From my pocket notebook:
My sickness, Day 3. Will my suffering never end. Kill me now. My throat feels like the cracking Sahara Desert, and I need a drink. My class starts in about fifteen minutes and I really really need a drink. I feel like shit. Now here I am, standing in line behind some Asian chick waiting to use the Cash machine so I can get my drink and all I can think of is smashing her head through the display and screaming “HURRY UP I’M THIRSTY GOD DAMN IT!”
So now I realise that my patience when I’m sick is very limited. I’m standing in line at the cash machine and I feel ready to kill?
WHY?
Well besides waiting nearly five minutes behind this chick as she is entering in what seems to be the debt of Argentina at a speed which would impress a glacier in its Langsamkeit, when she is finally finished and scurries away, perhaps sensing my murderous intent, I read the machines display in dismay: “Temporarily Out of Service”?! WTF mate? Did she drain all it’s money or has she spent five minutes futilely trying to get water from a stone?
ARGH!
I am immediately reminded of an Eddie Izzard joke about Hitler being a vegetarian painter and him going”I…. can’t get… the trees… DAMN! I will kill EVERYONE in the WORLD!” … I’ll leave it to you to judge if I’m joking…

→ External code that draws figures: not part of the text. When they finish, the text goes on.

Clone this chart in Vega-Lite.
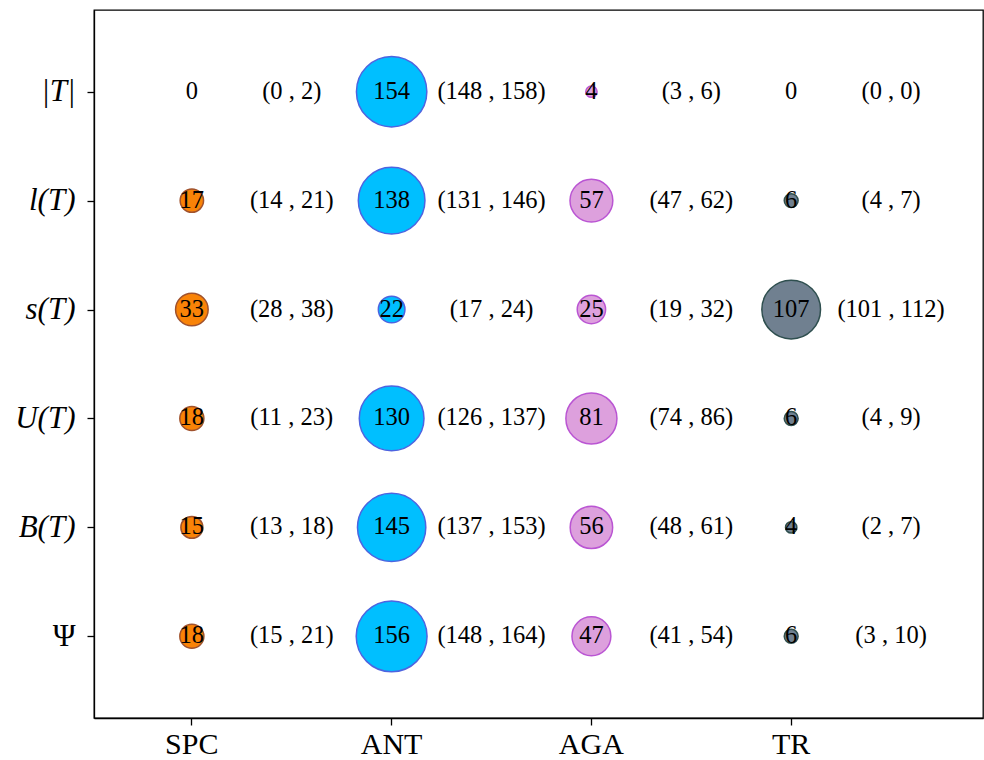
{
  "$schema": "https://vega.github.io/schema/vega-lite/v6.json",
  "autosize": {"type": "none"},
  "padding": {"left": 94, "top": 10, "right": 1, "bottom": 42},
  "width": 889,
  "height": 708,
  "background": "white",
  "config": {
    "view": {"stroke": "black", "strokeWidth": 1.3},
    "axis": {
      "grid": false,
      "domainColor": "black",
      "domainWidth": 1.3,
      "tickColor": "black",
      "tickWidth": 1.3,
      "tickSize": 7,
      "labelColor": "black",
      "labelFont": "Liberation Serif",
      "labelFontSize": 30,
      "title": null
    }
  },
  "data": {
    "values": [
      {"metric": "|T|", "method": "SPC", "value": 0, "ci": "(0 , 2)"},
      {"metric": "|T|", "method": "ANT", "value": 154, "ci": "(148 , 158)"},
      {"metric": "|T|", "method": "AGA", "value": 4, "ci": "(3 , 6)"},
      {"metric": "|T|", "method": "TR", "value": 0, "ci": "(0 , 0)"},
      {"metric": "l(T)", "method": "SPC", "value": 17, "ci": "(14 , 21)"},
      {"metric": "l(T)", "method": "ANT", "value": 138, "ci": "(131 , 146)"},
      {"metric": "l(T)", "method": "AGA", "value": 57, "ci": "(47 , 62)"},
      {"metric": "l(T)", "method": "TR", "value": 6, "ci": "(4 , 7)"},
      {"metric": "s(T)", "method": "SPC", "value": 33, "ci": "(28 , 38)"},
      {"metric": "s(T)", "method": "ANT", "value": 22, "ci": "(17 , 24)"},
      {"metric": "s(T)", "method": "AGA", "value": 25, "ci": "(19 , 32)"},
      {"metric": "s(T)", "method": "TR", "value": 107, "ci": "(101 , 112)"},
      {"metric": "U(T)", "method": "SPC", "value": 18, "ci": "(11 , 23)"},
      {"metric": "U(T)", "method": "ANT", "value": 130, "ci": "(126 , 137)"},
      {"metric": "U(T)", "method": "AGA", "value": 81, "ci": "(74 , 86)"},
      {"metric": "U(T)", "method": "TR", "value": 6, "ci": "(4 , 9)"},
      {"metric": "B(T)", "method": "SPC", "value": 15, "ci": "(13 , 18)"},
      {"metric": "B(T)", "method": "ANT", "value": 145, "ci": "(137 , 153)"},
      {"metric": "B(T)", "method": "AGA", "value": 56, "ci": "(48 , 61)"},
      {"metric": "B(T)", "method": "TR", "value": 4, "ci": "(2 , 7)"},
      {"metric": "Ψ", "method": "SPC", "value": 18, "ci": "(15 , 21)"},
      {"metric": "Ψ", "method": "ANT", "value": 156, "ci": "(148 , 164)"},
      {"metric": "Ψ", "method": "AGA", "value": 47, "ci": "(41 , 54)"},
      {"metric": "Ψ", "method": "TR", "value": 6, "ci": "(3 , 10)"}
    ]
  },
  "encoding": {
    "y": {
      "field": "metric",
      "type": "nominal",
      "scale": {"type": "point", "domain": ["|T|", "l(T)", "s(T)", "U(T)", "B(T)", "Ψ"], "padding": 0.75},
      "axis": {
        "labelPadding": 12,
        "labelFontSize": 31,
        "labelFontStyle": {"condition": {"test": "datum.value === 'Ψ'", "value": "normal"}, "value": "italic"}
      }
    }
  },
  "layer": [
    {
      "transform": [{"filter": "datum.value > 0"}],
      "mark": {"type": "circle", "opacity": 1, "strokeWidth": 1.5},
      "encoding": {
        "x": {
          "field": "method",
          "type": "nominal",
          "bandPosition": 0.25,
          "scale": {"type": "band", "domain": ["SPC", "ANT", "AGA", "TR"], "paddingInner": 0, "paddingOuter": 0.225, "align": 0.533},
          "axis": {"bandPosition": 0.25, "labelAngle": 0, "labelPadding": 4, "labelOffset": -50}
        },
        "size": {"field": "value", "type": "quantitative", "scale": {"type": "linear", "domain": [0, 160], "range": [0, 5150], "zero": true}, "legend": null},
        "fill": {"field": "method", "type": "nominal", "scale": {"domain": ["SPC", "ANT", "AGA", "TR"], "range": ["#f98307", "#00bfff", "#dda0dd", "#708090"]}, "legend": null},
        "stroke": {"field": "method", "type": "nominal", "scale": {"domain": ["SPC", "ANT", "AGA", "TR"], "range": ["#a0522d", "#4d64e0", "#ba55d3", "#2f4f4f"]}, "legend": null}
      }
    },
    {
      "mark": {"type": "text", "font": "Liberation Serif", "fontSize": 24.5, "color": "black", "baseline": "middle", "align": "center"},
      "encoding": {
        "x": {"field": "method", "type": "nominal", "bandPosition": 0.25},
        "text": {"field": "value", "type": "quantitative"}
      }
    },
    {
      "mark": {"type": "text", "font": "Liberation Serif", "fontSize": 24.5, "color": "black", "baseline": "middle", "align": "center"},
      "encoding": {
        "x": {"field": "method", "type": "nominal", "bandPosition": 0.75},
        "text": {"field": "ci", "type": "nominal"}
      }
    }
  ]
}
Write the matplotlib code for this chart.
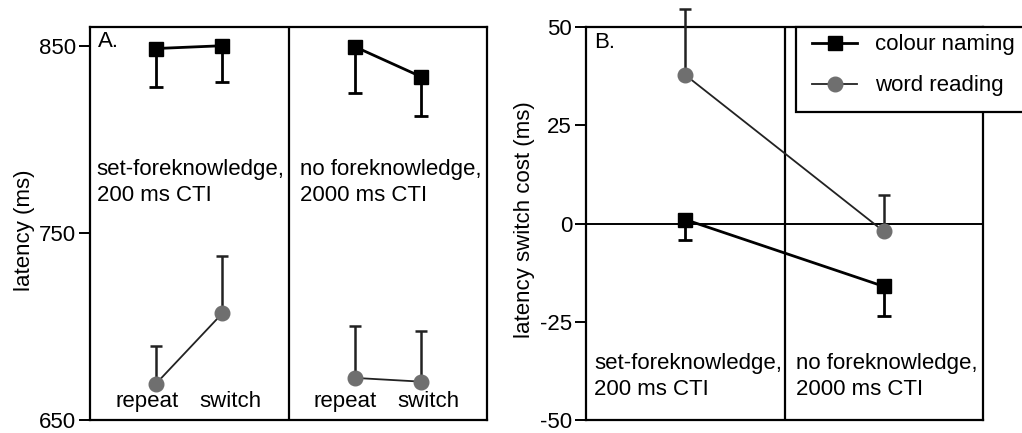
import matplotlib
matplotlib.use("Agg")
import matplotlib.pyplot as plt
from matplotlib.patches import Rectangle
from matplotlib.lines import Line2D

plt.rcParams['font.family'] = ['Liberation Sans', 'DejaVu Sans']

# ---- data ----
conditions = ["set-foreknowledge,\n200 ms CTI", "no foreknowledge,\n2000 ms CTI"]
trial_types = ["repeat", "switch"]
# Panel A: latency (ms), order: [cond1 repeat, cond1 switch, cond2 repeat, cond2 switch]
colour_latency = [848.5, 850.0, 849.5, 833.5]
colour_latency_err = [20.5, 19.5, 25.0, 21.0]
word_latency = [669.5, 707.0, 672.5, 670.5]
word_latency_err = [20.0, 30.5, 27.5, 27.0]
# Panel B: switch cost (ms)
colour_cost = [1.0, -16.0]
colour_cost_err = [5.2, 7.5]
word_cost = [37.8, -2.0]
word_cost_err = [16.7, 9.2]
series_names = ["colour naming", "word reading"]

GREY = "#6f6f6f"
FS = 16.0

fig = plt.figure(figsize=(10.22, 4.33), dpi=100)
W, H = 1022, 433
axA = fig.add_axes([90 / W, 13 / H, 397 / W, 393 / H])
axB = fig.add_axes([586 / W, 13 / H, 397 / W, 393 / H])

for ax in (axA, axB):
    for s in ax.spines.values():
        s.set_linewidth(1.6)
    ax.tick_params(axis='y', direction='out', length=8, width=1.4, labelsize=FS, pad=2)
    ax.set_xticks([])

# ---- Panel A ----
xA = [1, 2, 4, 5]
axA.set_xlim(0, 6)
axA.set_ylim(650, 860)
axA.set_yticks([650, 750, 850])
axA.axvline(3, color='black', lw=1.6)
for seg in (slice(0, 2), slice(2, 4)):
    xs = xA[seg]
    axA.errorbar(xs, colour_latency[seg], yerr=[colour_latency_err[seg], [0, 0]],
                 color='black', lw=2.0, marker='s', ms=10, mfc='black', mec='black',
                 ecolor='black', elinewidth=2.0, capsize=5, capthick=2.0, zorder=3)
    axA.errorbar(xs, word_latency[seg], yerr=[[0, 0], word_latency_err[seg]],
                 color='#222222', lw=1.3, marker='o', ms=10.5, mfc=GREY, mec=GREY,
                 ecolor='#222222', elinewidth=1.8, capsize=4, capthick=1.8, zorder=3)
for i, x in enumerate(xA):
    off = -0.14 if i % 2 == 0 else 0.12
    axA.text(x + off, 660, trial_types[i % 2], fontsize=FS, ha='center', va='center')
axA.text(0.1, 777, conditions[0], fontsize=FS, ha='left', va='center', linespacing=1.32)
axA.text(3.18, 777, conditions[1], fontsize=FS, ha='left', va='center', linespacing=1.32)
axA.text(0.12, 852, "A.", fontsize=FS, ha='left', va='center')
axA.set_ylabel("latency (ms)", fontsize=FS)
axA.yaxis.set_label_coords(-0.139, 0.483)

# ---- Panel B ----
xB = [1, 3]
axB.set_xlim(0, 4)
axB.set_ylim(-50, 50)
axB.set_yticks([-50, -25, 0, 25, 50])
axB.set_yticklabels(["-50", "-25", "0", "25", "50"])
axB.axvline(2, color='black', lw=1.6)
axB.axhline(0, color='black', lw=1.4)
h1 = axB.errorbar(xB, colour_cost, yerr=[colour_cost_err, [0, 0]],
                  color='black', lw=2.0, marker='s', ms=10, mfc='black', mec='black',
                  ecolor='black', elinewidth=2.0, capsize=5, capthick=2.0, zorder=3,
                  label=series_names[0])
h2 = axB.errorbar(xB, word_cost, yerr=[[0, 0], word_cost_err],
                  color='#222222', lw=1.3, marker='o', ms=10.5, mfc=GREY, mec=GREY,
                  ecolor='#222222', elinewidth=1.8, capsize=4, capthick=1.8, zorder=3,
                  label=series_names[1])
for c in h2.get_children():
    c.set_clip_on(False)
axB.text(0.08, -39, conditions[0], fontsize=FS, ha='left', va='center', linespacing=1.32)
axB.text(2.12, -39, conditions[1], fontsize=FS, ha='left', va='center', linespacing=1.32)
axB.text(0.08, 46, "B.", fontsize=FS, ha='left', va='center')
axB.set_ylabel("latency switch cost (ms)", fontsize=FS)
axB.yaxis.set_label_coords(-0.128, 0.51)

# legend box (extends past the figure edge)
rect = Rectangle((796 / W, (H - 112) / H), 0.3, 85 / H, transform=fig.transFigure,
                 facecolor='white', edgecolor='black', lw=1.6, zorder=5)
fig.patches.append(rect)
lh1 = Line2D([], [], color='black', lw=2.0, marker='s', ms=10, mfc='black', mec='black')
lh2 = Line2D([], [], color='#222222', lw=1.3, marker='o', ms=10.5, mfc=GREY, mec=GREY)
leg = fig.legend([lh1, lh2], series_names, loc='upper left',
                 bbox_to_anchor=(808 / W, (H - 30) / H), frameon=False, fontsize=FS,
                 handlelength=2.0, handletextpad=0.8, labelspacing=0.9, borderpad=0.2,
                 borderaxespad=0)
leg.set_zorder(6)

fig.savefig("out.png", dpi=100)
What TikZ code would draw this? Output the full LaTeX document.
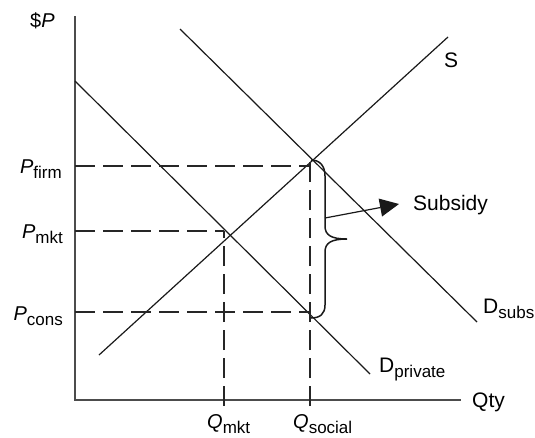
\documentclass[tikz,border=0pt]{standalone}
\usepackage{fontspec}
\setmainfont{Liberation Sans}
\usetikzlibrary{arrows.meta}
\newcommand{\lsb}[1]{\raisebox{-5pt}{\fontsize{17}{20}\selectfont #1}}
\begin{document}
\begin{tikzpicture}[x=1pt,y=-1pt,
  axisline/.style={draw=black!70, line width=1.8pt},
  curve/.style={draw=black!90, line width=1.2pt},
  guide/.style={draw=black!85, line width=1.2pt, dash pattern=on 20pt off 8pt},
  bracestyle/.style={draw=black!90, line width=1.5pt},
  lbl/.style={inner sep=0pt, font=\fontsize{21}{25}\selectfont},
  ilbl/.style={inner sep=0pt, font=\fontsize{20}{24}\selectfont}]
\useasboundingbox (0,0) rectangle (535,437);
% axes
\coordinate (O) at (75,400);
\coordinate (ytop) at (75,16);
\coordinate (xend) at (461,400);
\draw[axisline] (ytop) -- (O) -- (xend);
% curves
\coordinate (Sa) at (99,355);
\coordinate (Sb) at (448,37);
\coordinate (Dpa) at (75,81);
\coordinate (Dpb) at (370,374);
\coordinate (Dsa) at (180,29);
\coordinate (Dsb) at (477,322);
\draw[curve] (Sa) -- (Sb);
\draw[curve] (Dpa) -- (Dpb);
\draw[curve] (Dsa) -- (Dsb);
% guides
\coordinate (pf0) at (75,166);
\coordinate (pf1) at (310,166);
\coordinate (pm0) at (75,231);
\coordinate (pm1) at (224,231);
\coordinate (pc0) at (75,312);
\coordinate (pc1) at (310,312);
\coordinate (qm0) at (224,406);
\coordinate (qs0) at (310,406);
\coordinate (qs1) at (310,160);
\draw[guide] (pf0) -- (pf1);
\draw[guide] (pm0) -- (pm1);
\draw[guide] (pc0) -- (pc1);
\draw[guide] (qm0) -- (pm1);
\draw[guide] (qs0) -- (qs1);
% brace
\coordinate (bt) at (311,160);
\coordinate (bb) at (311,318);
\coordinate (btip) at (347,239);
\draw[bracestyle] (bt) .. controls (320,160) and (325,166) .. (325,176)
  -- (325,226) .. controls (325,235) and (331,239) .. (btip)
  .. controls (331,239) and (325,243) .. (325,252)
  -- (325,305) .. controls (325,314) and (320,318) .. (bb);
% arrow
\coordinate (arS) at (325,218);
\coordinate (arE) at (399,204);
\draw[curve, -{Triangle[length=19pt,width=18pt]}] (arS) -- (arE);
% labels
\node[ilbl, anchor=base west] (lP) at (30,27) {\$\textit{P}};
\node[ilbl, anchor=base east] (lpf) at (62,173) {\textit{P}\lsb{firm}};
\node[ilbl, anchor=base east] (lpm) at (63,238) {\textit{P}\lsb{mkt}};
\node[ilbl, anchor=base east] (lpc) at (63,320) {\textit{P}\lsb{cons}};
\node[ilbl, anchor=base west] (lqm) at (207,428) {\textit{Q}\lsb{mkt}};
\node[ilbl, anchor=base west] (lqs) at (293,428) {\textit{Q}\lsb{social}};
\node[lbl, anchor=base west] (lqty) at (472,407) {Qty};
\node[lbl, anchor=base west] (ldp) at (379,372) {D\lsb{private}};
\node[lbl, anchor=base west] (lds) at (483,313) {D\lsb{subs}};
\node[lbl, anchor=base west] (lS) at (444,67) {S};
\node[lbl, anchor=base west] (lsub) at (413,210) {Subsidy};
\end{tikzpicture}
\end{document}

#1 by Garrek on February 9th, 2004 - 9:38 am
take a fucking chill pill
#2 by Plurk on February 10th, 2004 - 1:35 pm
Garrek, have I ever mentioned that your contributions to this blog alway raise the level of intellectual conversation? For example, your great post on your genital, simply engrossing read. And your comment on this article, I must say, illustrates such a high level of refinement and class.